From the very first line of the data to the line containing "plt.rcParams['mathtext.it'] = 'Liberation", retype everything exactly, leaving the pictures behind.
■ ■ ■ ■ ■ ■ ■
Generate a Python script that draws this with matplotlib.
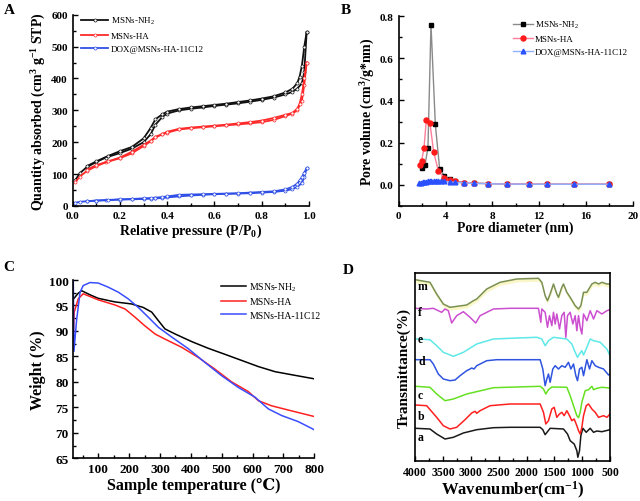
import matplotlib
matplotlib.use("Agg")
import matplotlib.pyplot as plt
from matplotlib.ticker import MultipleLocator

plt.rcParams['font.family'] = ['Liberation Serif', 'DejaVu Serif']
plt.rcParams['mathtext.fontset'] = 'custom'
plt.rcParams['mathtext.rm'] = 'Liberation Serif'
plt.rcParams['mathtext.bf'] = 'Liberation Serif:bold'
plt.rcParams['mathtext.it'] = 'Liberation Serif:italic'

# ---------------- Panel A data ----------------
A_p_ads = [0.01,0.03,0.06,0.1,0.14,0.2,0.25,0.3,0.33,0.35,0.38,0.4,0.45,0.5,0.55,0.6,0.65,0.7,0.75,0.8,0.85,0.9,0.93,0.95,0.97,0.98,0.99]
A_p_des = [0.99,0.98,0.97,0.96,0.95,0.93,0.9,0.85,0.8,0.75,0.7,0.65,0.6,0.55,0.5,0.45,0.4,0.38,0.35,0.33,0.3,0.25,0.2,0.15,0.1,0.06]
A_nh2_ads = [80,103,122,138,152,166,180,200,225,255,280,290,300,305,309,314,318,322,327,333,340,350,358,368,385,420,545]
A_nh2_des = [545,500,440,405,385,368,356,344,337,331,326,321,317,313,309,304,296,288,272,245,212,185,172,157,140,125]
A_ha_ads = [74,92,110,125,137,150,165,188,203,215,225,230,240,244,247,250,253,256,259,263,270,282,290,300,330,380,450]
A_ha_des = [450,400,350,320,305,292,286,276,268,263,259,255,252,249,246,242,233,226,217,205,192,170,152,140,128,114]
A_dox_ads = [10,13,15,17,18,20,21,22,23,24,25,27,30,33,35,37,38,39,40,42,44,48,53,60,72,90,118]
A_dox_des = [118,105,90,80,70,60,52,46,44,42,40,39,38,37,36,35,30,28,26,25,24,22,21,19,17,15]

# ---------------- Panel B data ----------------
B_nh2_d = [1.97,2.25,2.5,2.76,3.13,3.5,3.9,4.36,4.84,5.55,6.46,7.63,9.26,11.1,12.7,15.0,18.0]
B_nh2_v = [0.078,0.094,0.176,0.76,0.287,0.075,0.043,0.026,0.018,0.010,0.008,0.005,0.003,0.002,0.002,0.002,0.002]
B_ha_d = [1.82,1.96,2.16,2.36,2.67,2.99,3.39,3.9,4.36,4.84,5.55,6.46,7.63,9.26,11.1,12.7,15.0,18.0]
B_ha_v = [0.093,0.113,0.173,0.307,0.293,0.154,0.065,0.033,0.020,0.015,0.010,0.007,0.005,0.004,0.003,0.003,0.003,0.003]
B_dox_d = [1.75,1.9,2.05,2.2,2.35,2.5,2.65,2.8,3.0,3.2,3.4,3.65,3.9,4.36,4.84,5.55,6.46,7.63,9.26,11.1,12.7,15.0,18.0]
B_dox_v = [0.008,0.010,0.011,0.012,0.014,0.015,0.016,0.017,0.018,0.018,0.017,0.016,0.015,0.013,0.011,0.008,0.006,0.004,0.003,0.002,0.002,0.002,0.002]

# ---------------- Panel C data ----------------
C_nh2_T = [20,35,46,73,100,154,208,246,273,295,316,349,403,456,511,565,619,673,727,800]
C_nh2_W = [96.3,97.4,97.9,97.1,96.4,95.7,95.3,94.6,93.7,92.0,90.4,89.4,87.9,86.6,85.4,84.2,83.0,82.0,81.4,80.6]
C_ha_T = [20,22,35,51,100,154,187,219,251,284,316,370,424,478,532,586,619,662,727,800]
C_ha_W = [90.0,93.7,96.3,97.3,96.1,95.1,94.3,92.7,91.0,89.4,88.4,86.8,84.8,82.5,80.0,78.1,76.3,75.3,74.3,73.2]
C_c12_T = [19,21,30,41,51,73,100,132,165,197,230,262,295,338,392,446,500,554,608,651,694,748,800]
C_c12_W = [100.0,86.0,92.3,97.6,98.9,99.5,99.4,98.6,97.6,96.3,94.6,92.7,90.7,88.8,86.5,83.8,81.2,78.9,77.0,74.7,73.4,72.2,70.6]

# ---------------- Panel D data (offset spectra, arbitrary units) ----------------
D_a_wn = [4000,3736,3616,3466,3316,3136,2896,2596,2296,1756,1708,1666,1624,1576,1336,1264,1216,1144,1096,1078,1048,1024,988,928,856,796,736,646,500]
D_a_v = [32.7,32,27,22,23.7,28,31.3,33.3,33.7,33.7,31.3,26.3,29.3,32.7,32,27,20.3,17,10.3,3.7,10.3,25.3,32.7,28.7,32.7,28.7,30,29.3,31.3]
D_b_wn = [4000,3796,3616,3496,3376,3256,3106,2986,2926,2896,2836,2656,2296,1756,1696,1654,1606,1546,1504,1456,1408,1366,1324,1276,1228,1186,1144,1096,1066,1036,1006,976,928,886,826,766,706,616,556,500]
D_b_v = [56,55.3,43.7,35.3,32,33.7,41.3,48,49.7,47.7,50.3,55.3,57,57,48.7,37,40.3,52,53.7,43.7,47,48.7,45.3,50.3,45.3,40.3,42,35.3,30.3,27,33.7,45.3,55.3,57,52,48.7,43.7,45.3,43.7,47]
D_c_wn = [4000,3736,3616,3466,3316,3076,2596,1756,1696,1654,1606,1546,1276,1216,1156,1096,1066,1036,1006,946,886,826,796,736,646,500]
D_c_v = [74.7,73.7,67,60.3,62,67,73.3,74.7,72,67,71.3,74,73.7,65.3,55.3,45.3,43.3,48.7,58.7,70.3,71.3,74.7,71.3,72.7,73.7,73]
D_d_wn = [4000,3736,3676,3586,3496,3376,3286,3196,3076,3016,2986,2944,2896,2716,2536,1756,1708,1666,1636,1606,1576,1528,1486,1426,1366,1306,1246,1204,1156,1114,1084,1048,1006,976,916,868,826,766,706,616,526,500]
D_d_v = [101.3,101.3,97,87,82,80.3,81,85.3,90.3,92,93,92,95.3,100.3,101.3,101.3,92,75.3,82,87,78.7,92,95.3,92,95.3,93.7,98.7,92,97,85.3,80.3,92,93.7,85.3,101.3,92,100.3,95.3,93.7,92,86,87]
D_e_wn = [4000,3736,3616,3496,3316,3136,2896,2596,2296,1816,1726,1666,1606,1516,1276,1186,1126,1084,1048,1006,976,916,856,796,676,556,500]
D_e_v = [122,121.3,115.3,108.7,104.7,108.7,117,122,122.7,123.7,122,115.3,120.3,123.7,122,117,108.7,103.7,107,110.3,106,113.7,122,120.3,118.7,112,105.3]
D_f_wn = [4000,3796,3676,3526,3466,3406,3346,3256,3136,3016,2914,2836,2596,2296,1786,1744,1726,1666,1624,1588,1546,1516,1486,1456,1408,1366,1324,1294,1264,1216,1168,1126,1096,1066,1036,1006,976,916,856,796,736,646,556,500]
D_f_v = [152.7,152,152.7,148.7,152,150.3,138,145.3,149.3,143.7,138,145.3,152,152.7,152.7,138.7,152,148.7,133.7,145.3,135.3,148.7,137,147,132,145.3,148.7,123.7,145.3,148.7,137,145.3,130.3,145.3,133.7,127,147,140.3,150.3,142,150.3,147,150.3,151.3]
D_m_wn = [4000,3736,3616,3496,3376,3076,2956,2896,2716,2476,2176,1786,1726,1666,1624,1576,1516,1456,1426,1366,1336,1276,1216,1126,1066,1024,976,916,826,766,706,646,556,500]
D_m_v = [181.3,178.7,167,157,153.7,156,160.3,162,172,178.7,182,182.7,178.7,165.3,160.3,167,177,167,163.7,173.7,177,168.7,163.7,155.3,152,155.3,168.7,168.7,177,178.7,177,178.7,177,177]
D_labels = ['a', 'b', 'c', 'd', 'e', 'f', 'm']
D_label_v = [23.7, 45.3, 66, 100.3, 122, 149.3, 175.3]

W, H = 640, 502
fig = plt.figure(figsize=(6.4, 5.02), dpi=100)

def ax_rect(l, t, r, b):
    return [l / W, 1 - b / H, (r - l) / W, (b - t) / H]

lab_fs = 10

def style_ax(ax, tick_fs=8, box=False):
    ax.tick_params(which='both', direction='in', labelsize=tick_fs, width=1.0)
    ax.tick_params(which='major', length=3.5)
    ax.tick_params(which='minor', length=2)
    for lab in ax.get_xticklabels() + ax.get_yticklabels():
        lab.set_fontweight('bold')
    for s in ['left', 'bottom']:
        ax.spines[s].set_linewidth(1.2)
    if not box:
        ax.spines['top'].set_visible(False)
        ax.spines['right'].set_visible(False)
    else:
        ax.spines['top'].set_linewidth(1.2)
        ax.spines['right'].set_linewidth(1.2)

# ---------- Panel A ----------
axA = fig.add_axes(ax_rect(72.7, 15.7, 309, 207))
colA = {'nh2': '#111111', 'ha': '#ff2a2a', 'dox': '#2f4fe6'}
for key, ads, des, lab in [('nh2', A_nh2_ads, A_nh2_des, 'MSNs-NH$_2$'),
                           ('ha', A_ha_ads, A_ha_des, 'MSNs-HA'),
                           ('dox', A_dox_ads, A_dox_des, 'DOX@MSNs-HA-11C12')]:
    c = colA[key]
    axA.plot(A_p_ads, ads, '-o', color=c, lw=1.3, ms=2.2, mfc='white', mew=0.5, label=lab)
    axA.plot(A_p_des, des, '-o', color=c, lw=1.3, ms=2.2, mfc='white', mew=0.5)
axA.set_xlim(0, 1.0)
axA.set_ylim(0, 600)
axA.xaxis.set_minor_locator(MultipleLocator(0.1))
axA.yaxis.set_major_locator(MultipleLocator(100))
axA.yaxis.set_minor_locator(MultipleLocator(50))
axA.set_xticks([0, 0.2, 0.4, 0.6, 0.8, 1.0])
axA.set_xticklabels(['0.0', '0.2', '0.4', '0.6', '0.8', '1.0'])
style_ax(axA)
axA.set_xlabel('Relative pressure (P/P$_\\mathbf{0}$)', fontsize=lab_fs, fontweight='bold', labelpad=1)
axA.set_ylabel('Quantity absorbed (cm$^\\mathbf{3}$ g$^\\mathbf{-1}$ STP)', fontsize=lab_fs, fontweight='bold', labelpad=2)
axA.legend(loc='upper left', bbox_to_anchor=(0.01, 1.03), frameon=False, fontsize=6.5,
           handlelength=3.0, handletextpad=0.3, labelspacing=0.55, borderpad=0.2)

# ---------- Panel B ----------
axB = fig.add_axes(ax_rect(398.7, 17.3, 632.7, 206.7))
axB.plot(B_nh2_d, B_nh2_v, '-s', color='#8a8a8a', lw=1.0, ms=3.3, mfc='black', mec='black', label='MSNs-NH$_2$')
axB.plot(B_ha_d, B_ha_v, '-o', color='#ff7f9a', lw=1.0, ms=3.6, mfc='#ff1a1a', mec='#ff1a1a', label='MSNs-HA')
axB.plot(B_dox_d, B_dox_v, '-^', color='#8fb0ff', lw=1.0, ms=3.4, mfc='#2a50ff', mec='#2a50ff', label='DOX@MSNs-HA-11C12')
axB.set_xlim(0, 20)
axB.set_ylim(-0.1, 0.8)
axB.set_xticks([0, 4, 8, 12, 16, 20])
axB.xaxis.set_minor_locator(MultipleLocator(2))
axB.set_yticks([0.0, 0.2, 0.4, 0.6, 0.8])
axB.set_yticklabels(['0.0', '0.2', '0.4', '0.6', '0.8'])
axB.yaxis.set_minor_locator(MultipleLocator(0.1))
style_ax(axB)
axB.set_xlabel('Pore diameter (nm)', fontsize=lab_fs, fontweight='bold', labelpad=1)
axB.set_ylabel('Pore volume (cm$^\\mathbf{3}$/g*nm)', fontsize=lab_fs, fontweight='bold', labelpad=2)
axB.legend(loc='upper left', bbox_to_anchor=(0.46, 1.02), frameon=False, fontsize=6.5,
           handlelength=2.2, handletextpad=0.3, labelspacing=0.5, borderpad=0.2)

# ---------- Panel C ----------
axC = fig.add_axes(ax_rect(73.3, 281, 314.3, 459.3))
axC.plot(C_nh2_T, C_nh2_W, color='black', lw=1.1, label='MSNs-NH$_2$')
axC.plot(C_ha_T, C_ha_W, color='#ff2020', lw=1.1, label='MSNs-HA')
axC.plot(C_c12_T, C_c12_W, color='#3a4dff', lw=1.1, label='MSNs-HA-11C12')
axC.set_xlim(19, 800)
axC.set_ylim(65, 100)
axC.set_xticks([100, 200, 300, 400, 500, 600, 700, 800])
axC.xaxis.set_minor_locator(MultipleLocator(50))
axC.yaxis.set_major_locator(MultipleLocator(5))
axC.yaxis.set_minor_locator(MultipleLocator(2.5))
style_ax(axC, tick_fs=9.5)
axC.set_xlabel('Sample temperature (\u2103)', fontsize=lab_fs + 1.5, fontweight='bold', labelpad=1)
axC.set_ylabel('Weight (%)', fontsize=lab_fs + 1.5, fontweight='bold', labelpad=2)
axC.legend(loc='upper left', bbox_to_anchor=(0.585, 1.035), frameon=False, fontsize=7,
           handlelength=2.6, handletextpad=0.3, labelspacing=0.45, borderpad=0.2)

# ---------- Panel D ----------
axD = fig.add_axes(ax_rect(415.3, 274, 610, 462))
specs = [(D_a_wn, D_a_v, '#1a1a1a'), (D_b_wn, D_b_v, '#ff2020'), (D_c_wn, D_c_v, '#66e022'),
         (D_d_wn, D_d_v, '#2f55e0'), (D_e_wn, D_e_v, '#5ee8e8'), (D_f_wn, D_f_v, '#cc4fd0'),
         (D_m_wn, D_m_v, '#7a9050')]
axD.fill_between(D_m_wn, [v - 3 for v in D_m_v], D_m_v, color='#faf6c8', lw=0, zorder=1)
for wn, v, c in specs:
    axD.plot(wn, v, color=c, lw=1.1, zorder=2)
for lab, v in zip(D_labels, D_label_v):
    axD.text(3950, v, lab, fontsize=8.5, fontweight='bold', va='center', ha='left')
axD.set_xlim(4000, 500)
axD.set_ylim(0, 188)
axD.set_xticks([4000, 3500, 3000, 2500, 2000, 1500, 1000, 500])
axD.xaxis.set_minor_locator(MultipleLocator(250))
axD.set_yticks([])
style_ax(axD, tick_fs=8.5, box=True)
axD.set_xlabel('Wavenumber(cm$^\\mathbf{-1}$)', fontsize=lab_fs + 2, fontweight='bold', labelpad=1)
axD.set_ylabel('Transmittance(%)', fontsize=lab_fs + 1, fontweight='bold', labelpad=3)

# Panel letters
for txt, x, y in [('A', 4, 14), ('B', 341, 14), ('C', 3, 271), ('D', 343, 274)]:
    fig.text(x / W, 1 - y / H, txt, fontsize=11, fontweight='bold', ha='left', va='baseline')

fig.savefig('out.png', dpi=100)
■ ■ ■ ■ ■ ■ ■
### TASK RESPONSE
Generate a Python script that draws this with matplotlib.
import matplotlib
matplotlib.use("Agg")
import matplotlib.pyplot as plt
from matplotlib.ticker import MultipleLocator

plt.rcParams['font.family'] = ['Liberation Serif', 'DejaVu Serif']
plt.rcParams['mathtext.fontset'] = 'custom'
plt.rcParams['mathtext.rm'] = 'Liberation Serif'
plt.rcParams['mathtext.bf'] = 'Liberation Serif:bold'
plt.rcParams['mathtext.it'] = 'Liberation Serif:italic'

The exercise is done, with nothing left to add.